The system uses Sobel gradient analysis to intelligently detect text regions in documents. Each region is then upscaled (3x) and sharpened before applying Tesseract OCR, resulting in significantly improved text recognition accuracy compared to standard whole-image OCR.

2. BIO Tagging for Entity Recognition

The annotation interface automatically handles multi-token entities using the BIO (Beginning-Inside-Outside) tagging scheme. When annotating “John Smith Ltd.”, the system generates:

  • B-COMPANY for “John”
  • I-COMPANY for “Smith”
  • I-COMPANY for “Ltd.”

This allows the model to learn complex entity boundaries and handle fragmented text naturally.

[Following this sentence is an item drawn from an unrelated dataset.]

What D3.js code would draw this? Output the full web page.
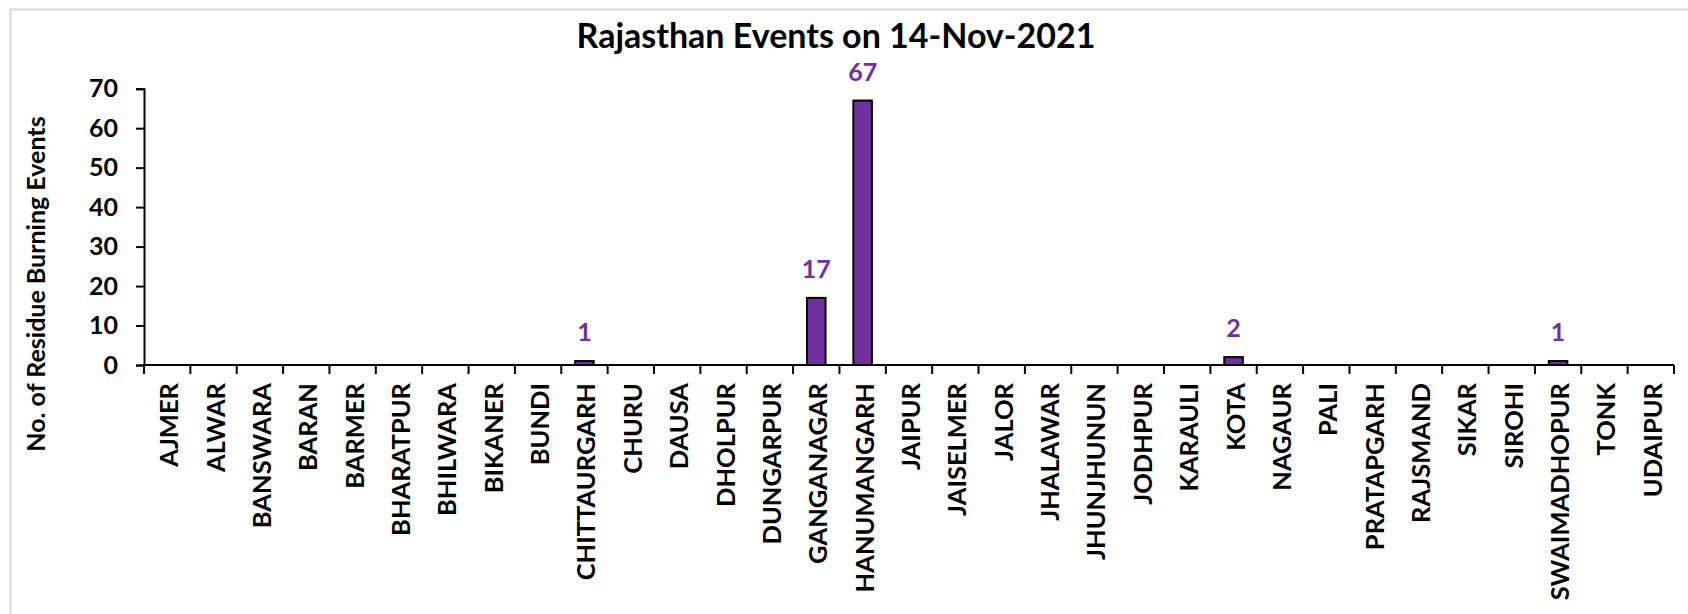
<!DOCTYPE html>
<html><head><meta charset="utf-8">
<script src="https://cdn.jsdelivr.net/npm/d3@7"></script>
<style>html,body{margin:0;padding:0;background:#fff;}svg{display:block;}</style>
</head><body>
<svg id="chart" width="1688" height="614"></svg>
<script>
const districts = ["AJMER","ALWAR","BANSWARA","BARAN","BARMER","BHARATPUR","BHILWARA","BIKANER","BUNDI","CHITTAURGARH","CHURU","DAUSA","DHOLPUR","DUNGARPUR","GANGANAGAR","HANUMANGARH","JAIPUR","JAISELMER","JALOR","JHALAWAR","JHUNJHUNUN","JODHPUR","KARAULI","KOTA","NAGAUR","PALI","PRATAPGARH","RAJSMAND","SIKAR","SIROHI","SWAIMADHOPUR","TONK","UDAIPUR"];
const events = [0,0,0,0,0,0,0,0,0,1,0,0,0,0,17,67,0,0,0,0,0,0,0,2,0,0,0,0,0,0,1,0,0];
const yTicks = [0,10,20,30,40,50,60,70];
const titleText = "Rajasthan Events on 14-Nov-2021";
const yTitle = "No. of Residue Burning Events";

const svg = d3.select("#chart");
const purple = "#7030A0";
const m = {left:144, right:1674, top:88.7, bottom:365};

// outer chart border
svg.append("rect").attr("x",10.5).attr("y",9.5).attr("width",1700).attr("height",700)
  .attr("fill","none").attr("stroke","#d9d9d9").attr("stroke-width",2);

const x = d3.scaleBand().domain(districts).range([m.left, m.right]).paddingInner(0.6).paddingOuter(0.3);
const xb = d3.scaleBand().domain(districts).range([m.left, m.right]);
const y = d3.scaleLinear().domain([0,70]).range([m.bottom, m.top]);

// title
svg.append("text").attr("x",836).attr("y",48).attr("text-anchor","middle")
  .attr("font-family","Lato").attr("font-weight",700).attr("font-size",34)
  .attr("fill","#000").text(titleText);

// y axis
const yAxis = svg.append("g").attr("transform",`translate(${m.left},0)`)
  .call(d3.axisLeft(y).tickValues(yTicks).tickSize(8).tickPadding(18));
yAxis.select(".domain").attr("stroke","#000").attr("stroke-width",2);
yAxis.selectAll(".tick line").attr("stroke","#000").attr("stroke-width",2);
yAxis.selectAll(".tick text").attr("font-family","Lato").attr("font-weight",700)
  .attr("font-size",25).attr("fill","#000");

// y title
svg.append("text").attr("transform",`translate(45,284) rotate(-90)`).attr("text-anchor","middle")
  .attr("font-family","Lato").attr("font-weight",700).attr("font-size",25)
  .attr("fill","#000").text(yTitle);

// bars
svg.append("g").selectAll("rect").data(districts).join("rect")
  .attr("x", d => x(d)).attr("width", x.bandwidth())
  .attr("y", (d,i) => y(events[i])).attr("height", (d,i) => y(0) - y(events[i]))
  .attr("fill", purple).attr("stroke","#000").attr("stroke-width",2);

// x axis with ticks between categories
const xg = svg.append("g").attr("transform",`translate(0,${m.bottom})`);
xg.append("line").attr("x1",m.left).attr("x2",m.right).attr("stroke","#000").attr("stroke-width",2);
const bounds = districts.map(d => xb(d)).concat([m.right]);
xg.selectAll("line.tk").data(bounds).join("line").attr("class","tk")
  .attr("x1",d=>d).attr("x2",d=>d).attr("y1",0).attr("y2",9)
  .attr("stroke","#000").attr("stroke-width",2);
xg.selectAll("text").data(districts).join("text")
  .attr("transform", d => `translate(${xb(d)+xb.bandwidth()/2 + 11},18) rotate(-90)`)
  .attr("text-anchor","end")
  .attr("font-family","Lato").attr("font-weight",700).attr("font-size",25.5)
  .attr("fill","#000").text(d => d);

// value labels
const labelled = districts.map((d,i)=>({d, v:events[i]})).filter(o => o.v > 0);
svg.append("g").selectAll("text").data(labelled).join("text")
  .attr("x", o => x(o.d) + x.bandwidth()/2).attr("y", o => y(o.v) - 20)
  .attr("text-anchor","middle").attr("font-family","Lato").attr("font-weight",700)
  .attr("font-size",25).attr("fill",purple).text(o => o.v);
</script>
</body></html>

3. Data Augmentation Pipeline

After annotation, the system automatically generates augmented versions of your documents with various transformations:

  • Contrast and brightness adjustments
  • Gaussian noise addition
  • Slight rotations and perspective changes
  • All while preserving and transferring the original annotations using Levenshtein distance matching

Workflow

annotate.py → layoutlmv3_ft.py → inference.py

  1. Annotation Phase: Upload documents, run OCR, and annotate key information with custom labels
  2. Training Phase: Fine-tune LayoutLMv3 on your annotated data (typically 2-4 hours on CPU)
  3. Inference Phase: Process new documents and extract structured information

Future Development: Feedback Loop

The next major enhancement will introduce a feedback loop in the inference pipeline, allowing continuous improvement of the model through human corrections:

Planned feedback loop architecture: predictions → human corrections → model retraining with incremental learning.

Planned Features:

  1. Interactive Correction Interface: Review and correct model predictions directly in the inference UI
  2. Incremental Learning: Retrain the model on corrected data without forgetting previous knowledge
  3. Active Learning: Prioritize uncertain predictions for human review
  4. Version Control: Track model improvements over time with performance metrics

This feedback mechanism will enable the system to continuously improve its accuracy on your specific document types, creating a truly adaptive solution.

Use Cases

DocCustomKIE has been successfully applied to various document types:

  • Medical records and prescriptions
  • Administrative forms and certificates
  • Financial documents and invoices
  • Legal contracts and agreements
  • Any structured or semi-structured documents requiring information extraction

Technical Stack

  • OCR: Tesseract with custom pre-processing pipeline
  • Model: Microsoft LayoutLMv3-base (multimodal transformer)
  • Framework: PyTorch with Hugging Face Transformers
  • Interface: Flask web application
  • Data Format: JSONL for annotations, supporting standard KIE datasets

The system is designed to be lightweight and accessible, running efficiently on standard hardware without specialized GPU requirements.